** Written instruction **
Exactly reproduce the lines of the listing below from the one containing "Rebuild this chart" through the one containing "fig.savefig('out.png', dpi=150)". Skip the images.

** Entries with chart source code **
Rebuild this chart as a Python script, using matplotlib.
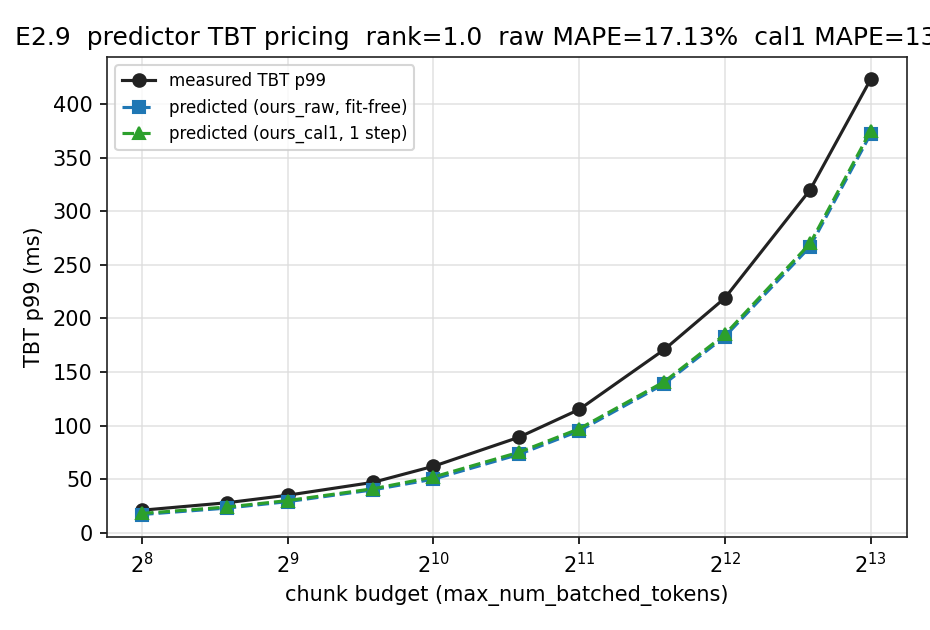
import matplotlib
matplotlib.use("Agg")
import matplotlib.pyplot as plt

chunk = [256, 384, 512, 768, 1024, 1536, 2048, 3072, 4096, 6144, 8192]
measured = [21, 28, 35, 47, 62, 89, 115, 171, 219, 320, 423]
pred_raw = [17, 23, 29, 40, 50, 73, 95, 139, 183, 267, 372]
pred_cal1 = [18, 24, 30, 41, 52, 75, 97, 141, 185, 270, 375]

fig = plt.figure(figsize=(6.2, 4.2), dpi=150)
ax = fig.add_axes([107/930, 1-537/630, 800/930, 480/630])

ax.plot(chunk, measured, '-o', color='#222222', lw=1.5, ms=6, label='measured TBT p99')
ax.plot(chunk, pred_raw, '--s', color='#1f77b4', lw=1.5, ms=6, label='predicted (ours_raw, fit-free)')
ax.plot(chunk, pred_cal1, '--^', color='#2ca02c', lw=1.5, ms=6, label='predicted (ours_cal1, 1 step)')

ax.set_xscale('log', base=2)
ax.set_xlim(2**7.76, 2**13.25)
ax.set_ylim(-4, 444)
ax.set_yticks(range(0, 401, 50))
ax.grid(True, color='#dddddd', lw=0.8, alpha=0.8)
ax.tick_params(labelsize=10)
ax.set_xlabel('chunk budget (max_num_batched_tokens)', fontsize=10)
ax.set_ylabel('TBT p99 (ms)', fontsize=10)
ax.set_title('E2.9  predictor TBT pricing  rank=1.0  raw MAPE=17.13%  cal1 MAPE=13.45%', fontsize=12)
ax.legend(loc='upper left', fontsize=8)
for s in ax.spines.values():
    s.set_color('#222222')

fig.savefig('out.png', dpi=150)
---
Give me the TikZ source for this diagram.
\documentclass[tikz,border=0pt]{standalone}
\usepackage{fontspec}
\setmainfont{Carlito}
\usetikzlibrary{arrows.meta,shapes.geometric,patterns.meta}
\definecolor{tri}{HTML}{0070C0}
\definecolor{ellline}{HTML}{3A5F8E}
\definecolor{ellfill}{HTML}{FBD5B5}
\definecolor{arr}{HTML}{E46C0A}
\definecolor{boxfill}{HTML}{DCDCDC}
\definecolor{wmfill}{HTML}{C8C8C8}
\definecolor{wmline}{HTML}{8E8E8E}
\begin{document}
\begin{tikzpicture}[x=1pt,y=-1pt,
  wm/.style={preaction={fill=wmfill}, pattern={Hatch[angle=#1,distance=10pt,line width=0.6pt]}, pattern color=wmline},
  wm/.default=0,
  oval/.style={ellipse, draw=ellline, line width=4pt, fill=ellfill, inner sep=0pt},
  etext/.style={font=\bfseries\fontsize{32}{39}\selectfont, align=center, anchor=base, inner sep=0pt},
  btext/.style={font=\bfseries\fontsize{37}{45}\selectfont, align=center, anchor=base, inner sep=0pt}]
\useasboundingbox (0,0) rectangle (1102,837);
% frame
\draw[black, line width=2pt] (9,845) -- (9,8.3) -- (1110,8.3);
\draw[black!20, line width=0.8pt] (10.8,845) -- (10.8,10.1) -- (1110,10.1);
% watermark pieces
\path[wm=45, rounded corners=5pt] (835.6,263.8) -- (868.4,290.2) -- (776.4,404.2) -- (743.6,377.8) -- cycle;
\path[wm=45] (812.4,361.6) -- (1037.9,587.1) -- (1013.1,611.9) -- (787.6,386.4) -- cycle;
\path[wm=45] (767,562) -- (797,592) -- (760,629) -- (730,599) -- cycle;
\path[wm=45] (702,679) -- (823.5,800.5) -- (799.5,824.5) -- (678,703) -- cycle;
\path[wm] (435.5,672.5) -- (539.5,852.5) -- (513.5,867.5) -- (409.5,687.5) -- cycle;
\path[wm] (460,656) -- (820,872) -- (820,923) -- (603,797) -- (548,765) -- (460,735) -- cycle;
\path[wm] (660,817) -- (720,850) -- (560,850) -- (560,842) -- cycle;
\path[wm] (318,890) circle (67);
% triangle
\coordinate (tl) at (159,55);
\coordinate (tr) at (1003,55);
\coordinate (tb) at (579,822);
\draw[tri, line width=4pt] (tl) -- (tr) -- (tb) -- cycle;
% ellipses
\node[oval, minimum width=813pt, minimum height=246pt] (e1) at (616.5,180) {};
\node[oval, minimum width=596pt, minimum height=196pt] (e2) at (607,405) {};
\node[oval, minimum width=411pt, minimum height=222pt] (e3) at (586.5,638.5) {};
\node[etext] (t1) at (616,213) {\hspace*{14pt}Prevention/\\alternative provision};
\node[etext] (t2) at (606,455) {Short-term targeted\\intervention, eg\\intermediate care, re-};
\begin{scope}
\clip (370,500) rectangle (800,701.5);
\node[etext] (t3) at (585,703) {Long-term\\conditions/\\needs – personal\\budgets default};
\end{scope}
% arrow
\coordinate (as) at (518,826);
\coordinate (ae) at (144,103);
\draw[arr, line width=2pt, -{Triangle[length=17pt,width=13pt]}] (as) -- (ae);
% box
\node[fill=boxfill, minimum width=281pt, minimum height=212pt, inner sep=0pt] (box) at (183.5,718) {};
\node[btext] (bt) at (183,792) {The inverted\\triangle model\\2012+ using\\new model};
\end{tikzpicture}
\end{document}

** Exercise answer **
Rebuild this chart as a Python script, using matplotlib.
import matplotlib
matplotlib.use("Agg")
import matplotlib.pyplot as plt

chunk = [256, 384, 512, 768, 1024, 1536, 2048, 3072, 4096, 6144, 8192]
measured = [21, 28, 35, 47, 62, 89, 115, 171, 219, 320, 423]
pred_raw = [17, 23, 29, 40, 50, 73, 95, 139, 183, 267, 372]
pred_cal1 = [18, 24, 30, 41, 52, 75, 97, 141, 185, 270, 375]

fig = plt.figure(figsize=(6.2, 4.2), dpi=150)
ax = fig.add_axes([107/930, 1-537/630, 800/930, 480/630])

ax.plot(chunk, measured, '-o', color='#222222', lw=1.5, ms=6, label='measured TBT p99')
ax.plot(chunk, pred_raw, '--s', color='#1f77b4', lw=1.5, ms=6, label='predicted (ours_raw, fit-free)')
ax.plot(chunk, pred_cal1, '--^', color='#2ca02c', lw=1.5, ms=6, label='predicted (ours_cal1, 1 step)')

ax.set_xscale('log', base=2)
ax.set_xlim(2**7.76, 2**13.25)
ax.set_ylim(-4, 444)
ax.set_yticks(range(0, 401, 50))
ax.grid(True, color='#dddddd', lw=0.8, alpha=0.8)
ax.tick_params(labelsize=10)
ax.set_xlabel('chunk budget (max_num_batched_tokens)', fontsize=10)
ax.set_ylabel('TBT p99 (ms)', fontsize=10)
ax.set_title('E2.9  predictor TBT pricing  rank=1.0  raw MAPE=17.13%  cal1 MAPE=13.45%', fontsize=12)
ax.legend(loc='upper left', fontsize=8)
for s in ax.spines.values():
    s.set_color('#222222')

fig.savefig('out.png', dpi=150)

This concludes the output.